Russia has proposed a conference on Syria bringing together global and regional powers including Syria's ally Iran. Ms Clinton also said government forces were massing around Aleppo and that this could be "a red line for the Turks in terms of their strategic and national interests".
She did not specify if she was referring to the city of Aleppo, Syria's northerly commercial hub, or the province.
The 15-month-old conflict in Syria has grown into a full-scale civil war, the UN peacekeeping chief said yesterday.
However Syria's foreign ministry said today the UN's comments about civil war was an unrealistic description of the conflict.
"Talk of civil war in Syria is not consistent with reality... What is happening in Syria is a war against armed groups that choose terrorism," Syrian state news agency SANA quoted a Foreign Ministry statement as saying.
Many hundreds of people, including civilians, rebels and members of president Bashar al-Assad's army and security forces have been killed since a ceasefire deal brokered two months ago was meant to halt the bloodshed.

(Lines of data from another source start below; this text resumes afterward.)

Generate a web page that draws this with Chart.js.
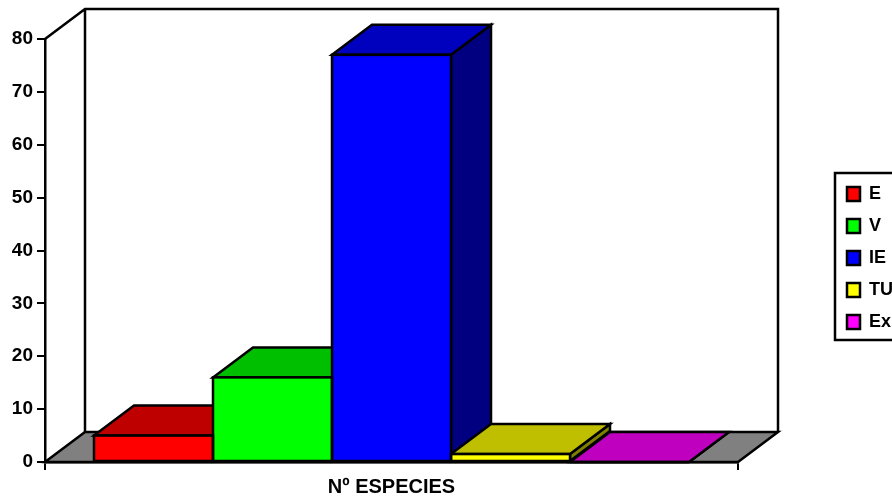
<!DOCTYPE html>
<html>
<head>
<meta charset="utf-8">
<style>html,body{margin:0;padding:0;background:#fff}canvas{display:block}</style>
<script src="https://cdn.jsdelivr.net/npm/chart.js@4"></script>
</head>
<body>
<canvas id="c" width="892" height="500"></canvas>
<script>
const categories = ["Nº ESPECIES"];
const seriesNames = ["E", "V", "IE", "TU", "Ex"];
const seriesValues = [5, 16, 77, 1.5, 0];
const seriesColors = ["#FF0000", "#00FF00", "#0000FF", "#FFFF00", "#FF00FF"];
const topColors = ["#BF0000", "#00BF00", "#0000BF", "#BFBF00", "#BF00BF"];
const sideColors = ["#800000", "#008000", "#000080", "#808000", "#800080"];

const DX = 40, DY = 30, LW = 2.5;

function poly(ctx, pts, fill) {
  ctx.beginPath();
  pts.forEach((p, i) => i ? ctx.lineTo(p[0], p[1]) : ctx.moveTo(p[0], p[1]));
  ctx.closePath();
  if (fill) { ctx.fillStyle = fill; ctx.fill(); }
  ctx.stroke();
}

const box3d = {
  id: "box3d",
  afterLayout(chart) {
    const l = chart.legend;
    l.left = 833; l.right = 900; l.top = 171; l.bottom = 400;
  },
  beforeDraw(chart) {
    const { ctx, chartArea: a } = chart;
    ctx.save();
    ctx.strokeStyle = "#000"; ctx.lineWidth = LW; ctx.lineJoin = "miter";
    poly(ctx, [[a.left, a.bottom], [a.left + DX, a.bottom - DY], [a.right + DX, a.bottom - DY], [a.right, a.bottom]], "#808080");
    ctx.beginPath();
    ctx.moveTo(a.left, a.top); ctx.lineTo(a.left + DX, a.top - DY);
    ctx.lineTo(a.right + DX, a.top - DY); ctx.lineTo(a.right + DX, a.bottom - DY);
    ctx.moveTo(a.left + DX, a.top - DY); ctx.lineTo(a.left + DX, a.bottom - DY);
    ctx.stroke();
    ctx.restore();
  },
  beforeDatasetsDraw(chart) {
    const { ctx } = chart;
    ctx.save();
    ctx.strokeStyle = "#000"; ctx.lineWidth = LW; ctx.lineJoin = "miter";
    chart.data.datasets.forEach((d, i) => {
      const b = chart.getDatasetMeta(i).data[0];
      const l = b.x - b.width / 2, r = b.x + b.width / 2, t = b.y, bt = b.base;
      poly(ctx, [[r, t], [r + DX, t - DY], [r + DX, bt - DY], [r, bt]], sideColors[i]);
      poly(ctx, [[l, t], [l + DX, t - DY], [r + DX, t - DY], [r, t]], topColors[i]);
    });
    ctx.restore();
  },
  afterDatasetsDraw(chart) {
    const { ctx } = chart;
    ctx.save();
    ctx.strokeStyle = "#000"; ctx.lineWidth = LW;
    chart.data.datasets.forEach((d, i) => {
      const b = chart.getDatasetMeta(i).data[0];
      ctx.strokeRect(b.x - b.width / 2, b.y, b.width, b.base - b.y);
    });
    ctx.restore();
  },
  afterDraw(chart) {
    const { ctx } = chart;
    ctx.save();
    ctx.strokeStyle = "#000"; ctx.lineWidth = 2.5;
    ctx.strokeRect(835, 173, 70, 167);
    ctx.restore();
  }
};

new Chart(document.getElementById("c"), {
  type: "bar",
  data: {
    labels: categories,
    datasets: seriesNames.map((n, i) => ({
      label: n,
      data: [seriesValues[i]],
      backgroundColor: seriesColors[i],
      borderWidth: 0,
      categoryPercentage: 0.8586,
      barPercentage: 1
    }))
  },
  options: {
    responsive: false,
    animation: false,
    devicePixelRatio: 1,
    layout: { padding: { top: 39, left: 0, right: 84, bottom: 0 } },
    plugins: {
      tooltip: { enabled: false },
      legend: {
        position: "right",
        align: "start",
        onClick: null,
        labels: {
          color: "#000",
          boxWidth: 13,
          boxHeight: 14,
          padding: 14,
          font: { family: "Liberation Sans", size: 18, weight: "bold" },
          generateLabels(chart) {
            const items = Chart.defaults.plugins.legend.labels.generateLabels(chart);
            items.forEach(it => { it.strokeStyle = "#000"; it.lineWidth = 2.5; });
            return items;
          }
        }
      }
    },
    scales: {
      x: {
        afterFit(s) { s.height = 38; },
        border: { color: "#000", width: 2.5 },
        grid: { color: "#000", lineWidth: 2, drawOnChartArea: false, tickLength: 8, tickWidth: 2, tickColor: "#000" },
        ticks: { color: "#000", padding: 5, font: { family: "Liberation Sans", size: 20, weight: "bold" } }
      },
      y: {
        min: 0, max: 80,
        afterFit(s) { s.width = 45; },
        border: { color: "#000", width: 2.5 },
        grid: { color: "#000", lineWidth: 2, drawOnChartArea: false, tickLength: 8, tickWidth: 2, tickColor: "#000" },
        ticks: { stepSize: 10, color: "#000", padding: 4, font: { family: "Liberation Sans", size: 19, weight: "bold" } }
      }
    }
  },
  plugins: [box3d]
});
</script>
</body>
</html>
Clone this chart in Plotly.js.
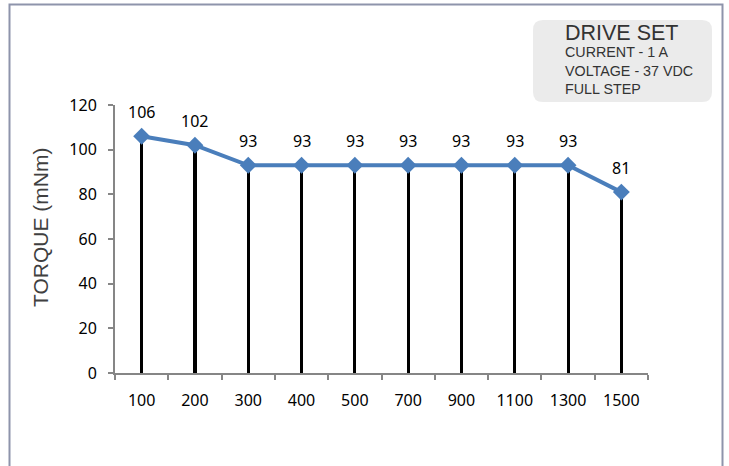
<!DOCTYPE html>
<html>
<head>
<meta charset="utf-8">
<script src="https://cdn.plot.ly/plotly-3.0.1.min.js"></script>
<style>html,body{margin:0;padding:0;background:#fff;}#chart{width:729px;height:466px;}</style>
</head>
<body>
<div id="chart"></div>
<script>
var speeds = ['100','200','300','400','500','700','900','1100','1300','1500'];
var torque = [106, 102, 93, 93, 93, 93, 93, 93, 93, 81];
var boxTitle = 'DRIVE SET';
var boxLines = ['CURRENT - 1 A', 'VOLTAGE - 37 VDC', 'FULL STEP'];
var yTitle = 'TORQUE (mNm)';

var lblFont = '"Noto Sans", sans-serif';
var arial = '"Liberation Sans", Arial, sans-serif';

var traces = [
  {
    type: 'bar', x: speeds, y: torque, width: 0.058,
    marker: {color: '#000000', line: {width: 0}},
    hoverinfo: 'skip', showlegend: false
  },
  {
    type: 'scatter', mode: 'lines+markers', x: speeds, y: torque,
    line: {color: '#4a7ebb', width: 4},
    marker: {symbol: 'diamond', size: 13, color: '#4a7ebb'},
    cliponaxis: false, showlegend: false
  }
];

function px2x(p){ return (p - 115) / 533; }
function px2y(p){ return (373 - p) / 268; }

var bx0 = px2x(533), bx1 = px2x(712), by0 = px2y(102), by1 = px2y(20);
var rx = 10/533, ry = 10/268;
var boxPath = 'M ' + (bx0+rx) + ',' + by1 +
  ' L ' + (bx1-rx) + ',' + by1 + ' Q ' + bx1 + ',' + by1 + ' ' + bx1 + ',' + (by1-ry) +
  ' L ' + bx1 + ',' + (by0+ry) + ' Q ' + bx1 + ',' + by0 + ' ' + (bx1-rx) + ',' + by0 +
  ' L ' + (bx0+rx) + ',' + by0 + ' Q ' + bx0 + ',' + by0 + ' ' + bx0 + ',' + (by0+ry) +
  ' L ' + bx0 + ',' + (by1-ry) + ' Q ' + bx0 + ',' + by1 + ' ' + (bx0+rx) + ',' + by1 + ' Z';

var frameL = px2x(9.5), frameR = px2x(722.5), frameT = px2y(4.5), frameB = px2y(480);
var framePath = 'M ' + frameL + ',' + frameB + ' L ' + frameL + ',' + frameT +
  ' L ' + frameR + ',' + frameT + ' L ' + frameR + ',' + frameB;

var annotations = [
  {xref: 'paper', yref: 'paper', x: px2x(563), y: px2y(33), xanchor: 'left', yanchor: 'middle',
   text: boxTitle, showarrow: false,
   font: {family: arial, size: 21.5, color: '#333'}},
  {xref: 'paper', yref: 'paper', x: px2x(40), y: px2y(228), xanchor: 'center', yanchor: 'middle',
   text: yTitle, textangle: -90, showarrow: false,
   font: {family: arial, size: 21, color: '#404040'}}
];
var lineYs = [52, 71, 89];
boxLines.forEach(function(t, i){
  annotations.push({xref: 'paper', yref: 'paper', x: px2x(563), y: px2y(lineYs[i]),
    xanchor: 'left', yanchor: 'middle', text: t, showarrow: false,
    font: {family: arial, size: 14.3, color: '#333'}});
});
speeds.forEach(function(s, i){
  annotations.push({xref: 'x', yref: 'y', x: i, y: torque[i], text: String(torque[i]),
    showarrow: false, xanchor: 'center', yanchor: 'middle', yshift: 24,
    font: {family: lblFont, size: 16, color: '#000'}});
});

var layout = {
  width: 729, height: 466,
  margin: {l: 115, r: 81, t: 105, b: 93},
  paper_bgcolor: '#ffffff', plot_bgcolor: '#ffffff',
  bargap: 0,
  xaxis: {
    type: 'category', range: [-0.5, 9.5], tickson: 'boundaries',
    showline: true, linecolor: '#868686', linewidth: 2,
    ticks: 'outside', ticklen: 5, tickcolor: '#868686', tickwidth: 2,
    ticklabelstandoff: 12,
    showgrid: false, zeroline: false,
    tickfont: {family: lblFont, size: 16, color: '#000'},
    fixedrange: true
  },
  yaxis: {
    range: [0, 120], dtick: 20,
    showline: true, linecolor: '#868686', linewidth: 2,
    ticks: 'outside', ticklen: 5, tickcolor: '#868686', tickwidth: 2,
    ticklabelstandoff: 8,
    showgrid: false, zeroline: false,
    tickfont: {family: lblFont, size: 16, color: '#000'},
    fixedrange: true
  },
  shapes: [
    {type: 'path', xref: 'paper', yref: 'paper', path: boxPath,
     fillcolor: '#ebebeb', line: {width: 0}, layer: 'below'},
    {type: 'path', xref: 'paper', yref: 'paper', path: framePath,
     line: {color: '#8e94ab', width: 2}}
  ],
  annotations: annotations,
  showlegend: false
};

Plotly.newPlot('chart', traces, layout, {displayModeBar: false, staticPlot: true});
</script>
</body>
</html>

"We have confronted the Russians about stopping their continued arms shipments to Syria. They have, from time to time, said that we shouldn't worry - everything they are shipping is unrelated to their (the Syrian government's) actions internally," Ms Clinton said, addressing a forum in Washington. "That's patently untrue."
Ms Clinton did not offer any details about the source of her information about Russia's possible shipment of attack helicopters to Syria, saying only: "We are concerned about the latest information we have that there are attack helicopters on the way from Russia to Syria."
She said such a sale "will escalate the conflict quite dramatically."
State Department spokeswoman Victoria Nuland told reporters that Ms Clinton was concerned about helicopters now en route to Syria and not about possible past sales of Russian-origin attack helicopters to Syria. She said she could not elaborate or speculate on the source of Ms Clinton's information.
Russia and China are Dr Assad's principal defenders on the diplomatic front and, as permanent members of the UN Security Council with the power to veto resolutions, have stymied efforts by Western powers to condemn or call for the removal of Assad.
The United Nations says Dr Assad's forces have killed more than 10,000 people since the uprising against his family's four-decade rule of Syria broke out in March 2011.
Pentagon spokesman Capt John Kirby said he had no knowledge of a new helicopter shipment but acknowledged th the Assad regime was turning to helicopters to stage attacks. "We know that the Assad regime is using helicopter gunships against their own people," Capt Kirby said.